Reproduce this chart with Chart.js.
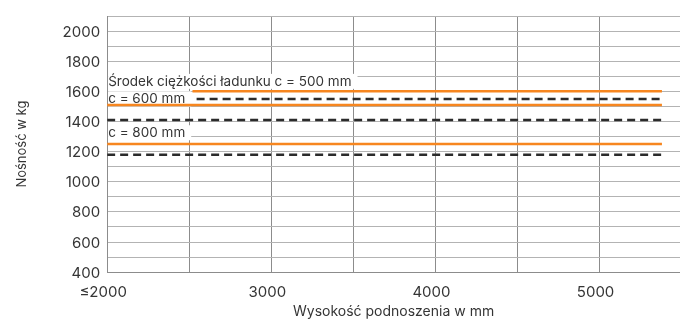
<!DOCTYPE html>
<html>
<head>
<meta charset="utf-8">
<script src="https://cdn.jsdelivr.net/npm/chart.js@4/dist/chart.umd.min.js"></script>
<style>
  html, body { margin: 0; padding: 0; background: #fff; }
  #wrap { width: 680px; height: 320px; position: relative; }
</style>
</head>
<body>
<div id="wrap"><canvas id="chart"></canvas></div>
<script>
// load centre labels and capacities (kg)
const loadCentreLabels = ['Środek ciężkości ładunku c = 500 mm', 'c = 600 mm', 'c = 800 mm'];
const labelLevels = [1663, 1547, 1322];
const solidLevels = [1600, 1510, 1250];
const dashedLevels = [1550, 1410, 1180];
const solidStarts = [2520, 2000, 2000];
const dashedStarts = [2545, 2000, 2000];
const liftEnd = 5380;
const xGridValues = [2000, 2500, 3000, 3500, 4000, 4500, 5000];
const xTickLabels = { 2000: '≤2000', 3000: '3000', 4000: '4000', 5000: '5000' };

const orange = '#f7861f';
const dark = '#2b2b2b';
const textColor = '#353535';
const fontFamily = 'Inter, sans-serif';

const datasets = [];
solidLevels.forEach((lvl, i) => {
    datasets.push({
        data: [{ x: solidStarts[i], y: lvl }, { x: liftEnd, y: lvl }],
        borderColor: orange,
        borderWidth: 2.5,
        pointRadius: 0
    });
    datasets.push({
        data: [{ x: dashedStarts[i], y: dashedLevels[i] }, { x: liftEnd, y: dashedLevels[i] }],
        borderColor: dark,
        borderWidth: 2.5,
        borderDash: [8, 5],
        pointRadius: 0
    });
});

// white boxes with the c = ... labels, they hide the grid behind them
const labelBoxes = {
    id: 'labelBoxes',
    beforeDatasetsDraw(chart) {
        const { ctx, chartArea, scales } = chart;
        ctx.save();
        ctx.font = '13.5px ' + fontFamily;
        ctx.textBaseline = 'middle';
        loadCentreLabels.forEach((txt, i) => {
            const y = scales.y.getPixelForValue(labelLevels[i]);
            const w = ctx.measureText(txt).width;
            ctx.fillStyle = '#fff';
            ctx.fillRect(chartArea.left + 1, y - 8, w + 6, 15);
            ctx.fillStyle = textColor;
            ctx.fillText(txt, chartArea.left + 1, y);
        });
        ctx.restore();
    }
};

new Chart(document.getElementById('chart').getContext('2d'), {
    type: 'line',
    data: { datasets: datasets },
    options: {
        responsive: true,
        maintainAspectRatio: false,
        animation: false,
        layout: { padding: { top: 7, right: 0, left: 14, bottom: 0 } },
        plugins: { legend: { display: false }, tooltip: { enabled: false } },
        scales: {
            x: {
                type: 'linear',
                min: 2000,
                max: 5490,
                afterBuildTicks: (scale) => {
                    scale.ticks = xGridValues.map(v => ({ value: v }));
                },
                grid: { color: '#8c8c8c', drawTicks: false },
                border: { color: '#8c8c8c' },
                ticks: {
                    padding: 11.5,
                    labelOffset: -4,
                    maxRotation: 0,
                    autoSkip: false,
                    color: textColor,
                    font: { family: fontFamily, size: 15 },
                    callback: (v) => xTickLabels[v] || ''
                },
                title: {
                    display: true,
                    text: 'Wysokość podnoszenia w mm',
                    color: textColor,
                    font: { family: fontFamily, size: 14 },
                    padding: { top: -10, bottom: 0 }
                }
            },
            y: {
                min: 400,
                max: 2100,
                grid: { color: '#b3b3b3', drawTicks: false },
                border: { color: '#8c8c8c' },
                ticks: {
                    stepSize: 100,
                    padding: 7,
                    labelOffset: 1,
                    autoSkip: false,
                    color: textColor,
                    font: { family: fontFamily, size: 15 },
                    callback: (v) => (v % 200 === 0 && v <= 2000) ? v : ''
                },
                title: {
                    display: true,
                    text: 'Nośność w kg',
                    color: textColor,
                    font: { family: fontFamily, size: 13 },
                    padding: { top: 0, bottom: 26 }
                }
            }
        }
    },
    plugins: [labelBoxes]
});
</script>
</body>
</html>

^^^^^^^^^^^^^^^^

Transcribe all the lines above exactly, apart from the pictures.

Reproduce this chart with Chart.js.
<!DOCTYPE html>
<html>
<head>
<meta charset="utf-8">
<script src="https://cdn.jsdelivr.net/npm/chart.js@4/dist/chart.umd.min.js"></script>
<style>
  html, body { margin: 0; padding: 0; background: #fff; }
  #wrap { width: 680px; height: 320px; position: relative; }
</style>
</head>
<body>
<div id="wrap"><canvas id="chart"></canvas></div>
<script>
// load centre labels and capacities (kg)
const loadCentreLabels = ['Środek ciężkości ładunku c = 500 mm', 'c = 600 mm', 'c = 800 mm'];
const labelLevels = [1663, 1547, 1322];
const solidLevels = [1600, 1510, 1250];
const dashedLevels = [1550, 1410, 1180];
const solidStarts = [2520, 2000, 2000];
const dashedStarts = [2545, 2000, 2000];
const liftEnd = 5380;
const xGridValues = [2000, 2500, 3000, 3500, 4000, 4500, 5000];
const xTickLabels = { 2000: '≤2000', 3000: '3000', 4000: '4000', 5000: '5000' };

const orange = '#f7861f';
const dark = '#2b2b2b';
const textColor = '#353535';
const fontFamily = 'Inter, sans-serif';

const datasets = [];
solidLevels.forEach((lvl, i) => {
    datasets.push({
        data: [{ x: solidStarts[i], y: lvl }, { x: liftEnd, y: lvl }],
        borderColor: orange,
        borderWidth: 2.5,
        pointRadius: 0
    });
    datasets.push({
        data: [{ x: dashedStarts[i], y: dashedLevels[i] }, { x: liftEnd, y: dashedLevels[i] }],
        borderColor: dark,
        borderWidth: 2.5,
        borderDash: [8, 5],
        pointRadius: 0
    });
});

// white boxes with the c = ... labels, they hide the grid behind them
const labelBoxes = {
    id: 'labelBoxes',
    beforeDatasetsDraw(chart) {
        const { ctx, chartArea, scales } = chart;
        ctx.save();
        ctx.font = '13.5px ' + fontFamily;
        ctx.textBaseline = 'middle';
        loadCentreLabels.forEach((txt, i) => {
            const y = scales.y.getPixelForValue(labelLevels[i]);
            const w = ctx.measureText(txt).width;
            ctx.fillStyle = '#fff';
            ctx.fillRect(chartArea.left + 1, y - 8, w + 6, 15);
            ctx.fillStyle = textColor;
            ctx.fillText(txt, chartArea.left + 1, y);
        });
        ctx.restore();
    }
};

new Chart(document.getElementById('chart').getContext('2d'), {
    type: 'line',
    data: { datasets: datasets },
    options: {
        responsive: true,
        maintainAspectRatio: false,
        animation: false,
        layout: { padding: { top: 7, right: 0, left: 14, bottom: 0 } },
        plugins: { legend: { display: false }, tooltip: { enabled: false } },
        scales: {
            x: {
                type: 'linear',
                min: 2000,
                max: 5490,
                afterBuildTicks: (scale) => {
                    scale.ticks = xGridValues.map(v => ({ value: v }));
                },
                grid: { color: '#8c8c8c', drawTicks: false },
                border: { color: '#8c8c8c' },
                ticks: {
                    padding: 11.5,
                    labelOffset: -4,
                    maxRotation: 0,
                    autoSkip: false,
                    color: textColor,
                    font: { family: fontFamily, size: 15 },
                    callback: (v) => xTickLabels[v] || ''
                },
                title: {
                    display: true,
                    text: 'Wysokość podnoszenia w mm',
                    color: textColor,
                    font: { family: fontFamily, size: 14 },
                    padding: { top: -10, bottom: 0 }
                }
            },
            y: {
                min: 400,
                max: 2100,
                grid: { color: '#b3b3b3', drawTicks: false },
                border: { color: '#8c8c8c' },
                ticks: {
                    stepSize: 100,
                    padding: 7,
                    labelOffset: 1,
                    autoSkip: false,
                    color: textColor,
                    font: { family: fontFamily, size: 15 },
                    callback: (v) => (v % 200 === 0 && v <= 2000) ? v : ''
                },
                title: {
                    display: true,
                    text: 'Nośność w kg',
                    color: textColor,
                    font: { family: fontFamily, size: 13 },
                    padding: { top: 0, bottom: 26 }
                }
            }
        }
    },
    plugins: [labelBoxes]
});
</script>
</body>
</html>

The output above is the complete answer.